In 2018, American aerospace and defence corporation Lockheed Martin became the AIML's first foundation partner. Between 2018 and 2021, AIML worked with 21 companies, improving their AI and machine learning capabilities, creating 30 new jobs and developing a number of new AI products. One of these was visual effects and animation business Rising Sun Pictures, enabling it to develop some cutting-edge new tools. Another is Acacia Systems, a defence technology company that specialises in data fusions and tactical tools.

In 2019, Rising Sun Pictures worked with AIM to incorporate machine learning techniques in the 2022 film, Elvis.

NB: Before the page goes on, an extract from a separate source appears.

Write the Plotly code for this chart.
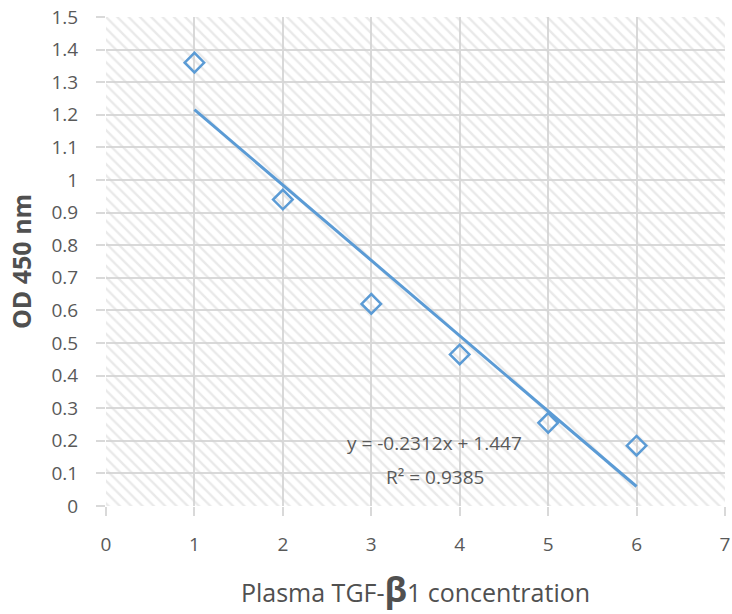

In September 2021, Microsoft signed a memorandum of understanding with the AIML to collaboratively investigate how advanced cloud computing, AI, computer vision and machine learning can be applied in space.

Description
AIML is a research institute focused on artificial intelligence and machine learning based at Lot Fourteen  on North Terrace in Adelaide city centre. It has more than 160 members, and is the largest university-based research site dedicated to machine learning in Australia, as well as ranking among the global top sites for its computer vision research capability.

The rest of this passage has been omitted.